- Version 5.2 and earlier: environmentfile setting not available.
- Version 6.0 and later: environmentfile setting available.
The environmentfile setting enables you to specify the absolute path and file name of an environment file. Privilege Management for Unix and Linux can incorporate the environment variables that are specified in the environment file into the run environment. These environment variables are applied on the run host after the Accept event has been logged.
The environmentfile setting can be overridden in the policy by setting the runenvironmentfile variable.
The environment file must consist of the following:
- Comment lines, which have a # character in the first non-whitespace position
- Blank lines
- Bourne shell compatible environment variable setting lines with the form NAME=VALUE
Each line in the file must contain less than 1024 characters. Line continuation is not supported. This file must not contain any shell commands or constructs other than the setting of environment variables. Comments must not appear on the same line as an environment variable.
This keyword does not apply to pbssh. If it is present in the settings file, it does not have any effect on pbssh and is ignored.
environmentfile "/etc/environment" environmentfile "/etc/environment2"
No default value
For more information, please see "runenvironmentfile" in the Privilege Management for Unix and Linux Policy Language Guide.
- Version 6.0 and earlier: pbrunpath setting not available.
- Version 6.2.5 and later: pbrunpath setting available.
The pbrunpath setting specifies the absolute path to the directory that contains the pbrun and pbssh executable files on the pbguid host. This setting enables the Task Manager feature to work properly.
No default value
- pbguid host
- Run hosts
policydir and policyfile
- Version 4.0.0 and later: policydir and policyfile settings available.
Privilege Management for Unix and Linux uses the settings file /etc/pb.settings (or a prefixed and/or suffixed settings file). By default, the main policy file is /opt/pbul/policies/pb.conf (/etc/pb.conf prior to v9.4.3). You can choose a different configuration policy file by using the policydir and policyfile settings.
The policyfile setting contains the name of a policy file. If the name is an absolute path (starting with a /), then that file name is used. If the policyfile setting does not start with a /, then the value of policydir is prepended to it.

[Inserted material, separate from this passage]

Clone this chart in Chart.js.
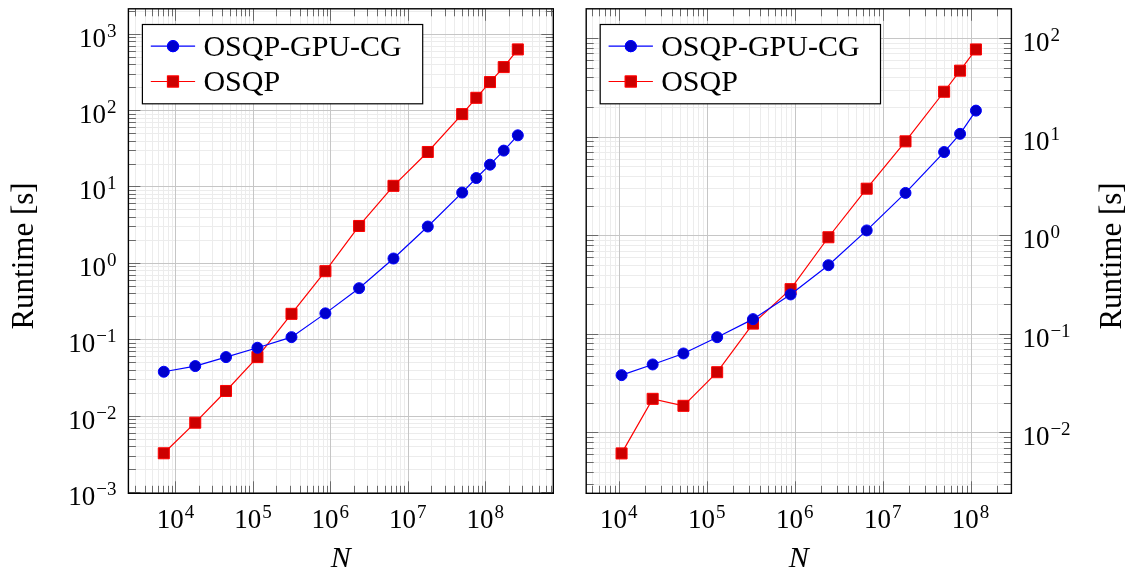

# Use /etc/my.pb.conf as the configuration policy file policyfile /etc/my.pb.conf # Use /usr/local/powerbroker/powerbroker.conf as the configuration # policy file policydir /usr/local/powerbroker policyfile powerbroker.conf
policydir also controls include files in the configuration policy. If a file name in an include statement starts with a /, then that file is used. However, if the file name does not start with a /, the policydir setting is prepended to it.
include "admin.conf"; # Includes /etc/pb.includes/admin.conf
include "/etc/admin.conf"; # Includes /etc/admin.conf
policydir /opt/<prefix>pbul<suffix>/policies (/etc prior to v9.4.3) policyfile /opt/<prefix>pbul<suffix>/policies/<prefix>pb.conf<suffix>
Policy server hosts
- Version 9.4.4 and earlier: policypersistentvariabledb setting not available.
- Version 9.4.5 and later: policypersistentvariabledb setting available.
The policypersistentvariabledb option specifies the path to the Persistent Variable database used in script policy.
- Version 10.2.0 and earlier: tempfilepath setting not available.
- Version 10.3.0 and later: tempfilepath setting available.
The tempfilepath option defines a temporary path to use as the temporary filesystem for PMUL binaries. The value can be any valid directory.
- Version 10.2.0 and earlier: lockfilepath setting not available.
- Version 10.3.0 and later: lockfilepath setting available.
The lockfilepath option defines a lock file path for PMUL binaries, when needed. The value can be any valid secure directory.
Privilege Management for Unix and Linux uses a lockfile when it writes into flat files (e.g. policy file or settings file) on the filesystem. This prevents multiple processes overwriting each other's work. The lockfiletimeout setting specifies the maximum number of seconds for a process to wait for a lock to be free.